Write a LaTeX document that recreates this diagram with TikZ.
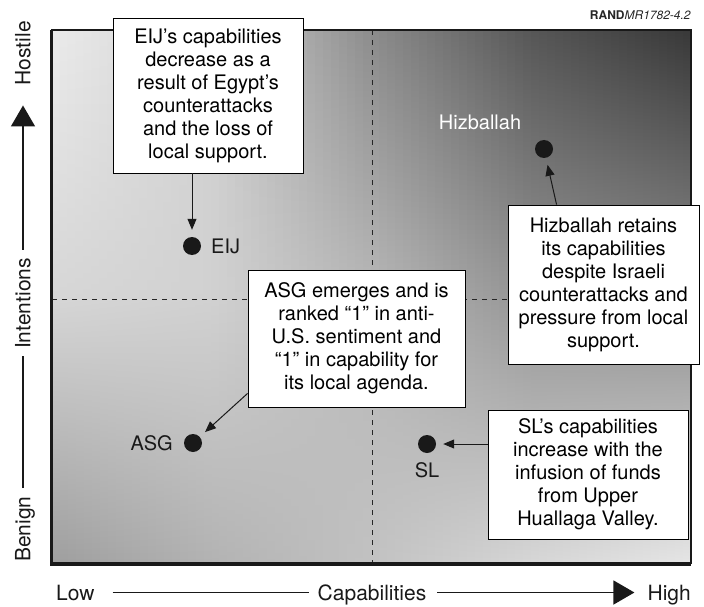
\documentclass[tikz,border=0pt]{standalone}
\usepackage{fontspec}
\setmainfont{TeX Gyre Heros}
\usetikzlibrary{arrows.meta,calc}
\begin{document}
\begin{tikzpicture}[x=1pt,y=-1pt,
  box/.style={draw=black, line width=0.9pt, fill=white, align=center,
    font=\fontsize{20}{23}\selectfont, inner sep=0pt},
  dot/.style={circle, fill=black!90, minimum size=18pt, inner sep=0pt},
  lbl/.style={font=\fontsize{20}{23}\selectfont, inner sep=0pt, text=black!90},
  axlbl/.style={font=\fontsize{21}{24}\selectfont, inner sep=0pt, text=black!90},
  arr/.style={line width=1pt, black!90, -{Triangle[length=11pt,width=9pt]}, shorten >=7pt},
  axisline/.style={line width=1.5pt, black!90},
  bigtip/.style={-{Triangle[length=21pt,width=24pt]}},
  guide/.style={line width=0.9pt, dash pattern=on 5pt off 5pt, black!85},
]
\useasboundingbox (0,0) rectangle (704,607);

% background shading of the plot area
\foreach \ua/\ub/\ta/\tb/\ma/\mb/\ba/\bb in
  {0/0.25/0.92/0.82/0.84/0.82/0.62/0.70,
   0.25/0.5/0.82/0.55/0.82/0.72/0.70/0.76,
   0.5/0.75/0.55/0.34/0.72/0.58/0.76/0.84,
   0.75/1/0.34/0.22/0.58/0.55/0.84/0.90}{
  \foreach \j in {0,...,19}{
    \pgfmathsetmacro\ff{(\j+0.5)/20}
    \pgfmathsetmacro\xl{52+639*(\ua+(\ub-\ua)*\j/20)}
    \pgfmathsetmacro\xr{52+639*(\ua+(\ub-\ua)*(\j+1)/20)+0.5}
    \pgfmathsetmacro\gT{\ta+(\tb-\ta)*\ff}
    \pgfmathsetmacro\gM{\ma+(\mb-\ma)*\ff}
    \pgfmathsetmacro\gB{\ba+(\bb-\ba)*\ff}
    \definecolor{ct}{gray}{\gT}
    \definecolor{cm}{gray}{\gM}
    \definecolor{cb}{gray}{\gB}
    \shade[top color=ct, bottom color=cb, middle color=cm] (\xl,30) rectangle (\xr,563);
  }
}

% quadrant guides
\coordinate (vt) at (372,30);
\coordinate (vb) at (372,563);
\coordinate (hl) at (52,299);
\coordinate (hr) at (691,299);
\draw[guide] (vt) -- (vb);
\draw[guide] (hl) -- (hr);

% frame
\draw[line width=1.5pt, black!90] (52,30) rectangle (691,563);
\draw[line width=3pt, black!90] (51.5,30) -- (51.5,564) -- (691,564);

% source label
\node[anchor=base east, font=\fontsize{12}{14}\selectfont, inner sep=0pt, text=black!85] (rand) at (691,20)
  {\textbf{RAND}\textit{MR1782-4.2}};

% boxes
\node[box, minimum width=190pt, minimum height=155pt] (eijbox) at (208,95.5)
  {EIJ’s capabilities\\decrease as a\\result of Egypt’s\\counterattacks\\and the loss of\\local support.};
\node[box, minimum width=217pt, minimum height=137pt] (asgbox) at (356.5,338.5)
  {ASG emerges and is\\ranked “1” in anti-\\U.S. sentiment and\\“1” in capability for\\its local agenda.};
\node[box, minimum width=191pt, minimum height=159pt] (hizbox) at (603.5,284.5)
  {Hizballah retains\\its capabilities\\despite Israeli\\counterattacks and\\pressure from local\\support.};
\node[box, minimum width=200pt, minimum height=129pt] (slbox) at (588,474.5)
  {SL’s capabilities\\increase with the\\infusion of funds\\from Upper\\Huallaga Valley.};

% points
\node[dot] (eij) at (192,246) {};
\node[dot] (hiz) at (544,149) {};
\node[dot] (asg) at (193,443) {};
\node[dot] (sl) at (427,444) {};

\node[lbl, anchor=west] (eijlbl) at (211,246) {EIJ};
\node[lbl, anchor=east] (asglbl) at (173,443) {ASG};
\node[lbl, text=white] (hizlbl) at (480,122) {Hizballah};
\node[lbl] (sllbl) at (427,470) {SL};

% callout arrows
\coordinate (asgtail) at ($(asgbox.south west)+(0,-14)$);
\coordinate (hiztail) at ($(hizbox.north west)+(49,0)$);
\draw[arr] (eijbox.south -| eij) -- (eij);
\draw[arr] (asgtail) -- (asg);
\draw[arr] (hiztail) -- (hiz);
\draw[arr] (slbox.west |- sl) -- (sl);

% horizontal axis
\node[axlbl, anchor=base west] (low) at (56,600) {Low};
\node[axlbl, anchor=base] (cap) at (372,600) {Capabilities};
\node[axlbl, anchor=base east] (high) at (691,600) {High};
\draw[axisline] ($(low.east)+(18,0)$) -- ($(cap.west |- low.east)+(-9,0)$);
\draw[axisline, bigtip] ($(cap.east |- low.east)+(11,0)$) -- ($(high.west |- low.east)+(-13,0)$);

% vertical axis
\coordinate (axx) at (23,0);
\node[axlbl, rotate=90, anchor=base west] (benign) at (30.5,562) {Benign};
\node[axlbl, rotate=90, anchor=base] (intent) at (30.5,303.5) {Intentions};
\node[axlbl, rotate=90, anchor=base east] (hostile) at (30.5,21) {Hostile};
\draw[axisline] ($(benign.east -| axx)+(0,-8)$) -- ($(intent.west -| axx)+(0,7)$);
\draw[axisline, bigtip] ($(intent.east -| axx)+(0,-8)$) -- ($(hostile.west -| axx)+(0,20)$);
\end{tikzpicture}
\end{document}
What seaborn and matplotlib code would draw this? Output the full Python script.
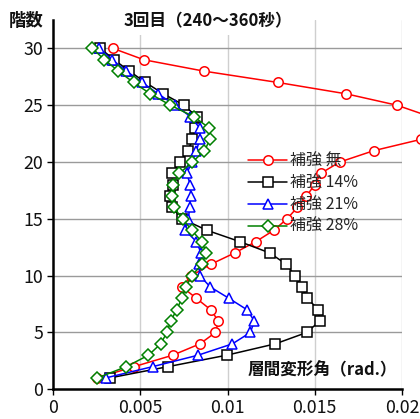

====

Problem requirements -> Restate each line of the records exactly; pictures do not belong in the copy.

Answer to this problem ->
Write a LaTeX document that recreates this diagram with TikZ.
\documentclass[tikz,border=0pt]{standalone}
\usepackage{fontspec}
\setmainfont{TeX Gyre Heros}
\usetikzlibrary{arrows.meta,calc}
\begin{document}
\begin{tikzpicture}[x=1pt,y=-1pt,
  box/.style={draw=black, line width=0.9pt, fill=white, align=center,
    font=\fontsize{20}{23}\selectfont, inner sep=0pt},
  dot/.style={circle, fill=black!90, minimum size=18pt, inner sep=0pt},
  lbl/.style={font=\fontsize{20}{23}\selectfont, inner sep=0pt, text=black!90},
  axlbl/.style={font=\fontsize{21}{24}\selectfont, inner sep=0pt, text=black!90},
  arr/.style={line width=1pt, black!90, -{Triangle[length=11pt,width=9pt]}, shorten >=7pt},
  axisline/.style={line width=1.5pt, black!90},
  bigtip/.style={-{Triangle[length=21pt,width=24pt]}},
  guide/.style={line width=0.9pt, dash pattern=on 5pt off 5pt, black!85},
]
\useasboundingbox (0,0) rectangle (704,607);

% background shading of the plot area
\foreach \ua/\ub/\ta/\tb/\ma/\mb/\ba/\bb in
  {0/0.25/0.92/0.82/0.84/0.82/0.62/0.70,
   0.25/0.5/0.82/0.55/0.82/0.72/0.70/0.76,
   0.5/0.75/0.55/0.34/0.72/0.58/0.76/0.84,
   0.75/1/0.34/0.22/0.58/0.55/0.84/0.90}{
  \foreach \j in {0,...,19}{
    \pgfmathsetmacro\ff{(\j+0.5)/20}
    \pgfmathsetmacro\xl{52+639*(\ua+(\ub-\ua)*\j/20)}
    \pgfmathsetmacro\xr{52+639*(\ua+(\ub-\ua)*(\j+1)/20)+0.5}
    \pgfmathsetmacro\gT{\ta+(\tb-\ta)*\ff}
    \pgfmathsetmacro\gM{\ma+(\mb-\ma)*\ff}
    \pgfmathsetmacro\gB{\ba+(\bb-\ba)*\ff}
    \definecolor{ct}{gray}{\gT}
    \definecolor{cm}{gray}{\gM}
    \definecolor{cb}{gray}{\gB}
    \shade[top color=ct, bottom color=cb, middle color=cm] (\xl,30) rectangle (\xr,563);
  }
}

% quadrant guides
\coordinate (vt) at (372,30);
\coordinate (vb) at (372,563);
\coordinate (hl) at (52,299);
\coordinate (hr) at (691,299);
\draw[guide] (vt) -- (vb);
\draw[guide] (hl) -- (hr);

% frame
\draw[line width=1.5pt, black!90] (52,30) rectangle (691,563);
\draw[line width=3pt, black!90] (51.5,30) -- (51.5,564) -- (691,564);

% source label
\node[anchor=base east, font=\fontsize{12}{14}\selectfont, inner sep=0pt, text=black!85] (rand) at (691,20)
  {\textbf{RAND}\textit{MR1782-4.2}};

% boxes
\node[box, minimum width=190pt, minimum height=155pt] (eijbox) at (208,95.5)
  {EIJ’s capabilities\\decrease as a\\result of Egypt’s\\counterattacks\\and the loss of\\local support.};
\node[box, minimum width=217pt, minimum height=137pt] (asgbox) at (356.5,338.5)
  {ASG emerges and is\\ranked “1” in anti-\\U.S. sentiment and\\“1” in capability for\\its local agenda.};
\node[box, minimum width=191pt, minimum height=159pt] (hizbox) at (603.5,284.5)
  {Hizballah retains\\its capabilities\\despite Israeli\\counterattacks and\\pressure from local\\support.};
\node[box, minimum width=200pt, minimum height=129pt] (slbox) at (588,474.5)
  {SL’s capabilities\\increase with the\\infusion of funds\\from Upper\\Huallaga Valley.};

% points
\node[dot] (eij) at (192,246) {};
\node[dot] (hiz) at (544,149) {};
\node[dot] (asg) at (193,443) {};
\node[dot] (sl) at (427,444) {};

\node[lbl, anchor=west] (eijlbl) at (211,246) {EIJ};
\node[lbl, anchor=east] (asglbl) at (173,443) {ASG};
\node[lbl, text=white] (hizlbl) at (480,122) {Hizballah};
\node[lbl] (sllbl) at (427,470) {SL};

% callout arrows
\coordinate (asgtail) at ($(asgbox.south west)+(0,-14)$);
\coordinate (hiztail) at ($(hizbox.north west)+(49,0)$);
\draw[arr] (eijbox.south -| eij) -- (eij);
\draw[arr] (asgtail) -- (asg);
\draw[arr] (hiztail) -- (hiz);
\draw[arr] (slbox.west |- sl) -- (sl);

% horizontal axis
\node[axlbl, anchor=base west] (low) at (56,600) {Low};
\node[axlbl, anchor=base] (cap) at (372,600) {Capabilities};
\node[axlbl, anchor=base east] (high) at (691,600) {High};
\draw[axisline] ($(low.east)+(18,0)$) -- ($(cap.west |- low.east)+(-9,0)$);
\draw[axisline, bigtip] ($(cap.east |- low.east)+(11,0)$) -- ($(high.west |- low.east)+(-13,0)$);

% vertical axis
\coordinate (axx) at (23,0);
\node[axlbl, rotate=90, anchor=base west] (benign) at (30.5,562) {Benign};
\node[axlbl, rotate=90, anchor=base] (intent) at (30.5,303.5) {Intentions};
\node[axlbl, rotate=90, anchor=base east] (hostile) at (30.5,21) {Hostile};
\draw[axisline] ($(benign.east -| axx)+(0,-8)$) -- ($(intent.west -| axx)+(0,7)$);
\draw[axisline, bigtip] ($(intent.east -| axx)+(0,-8)$) -- ($(hostile.west -| axx)+(0,20)$);
\end{tikzpicture}
\end{document}
What seaborn and matplotlib code would draw this? Output the full Python script.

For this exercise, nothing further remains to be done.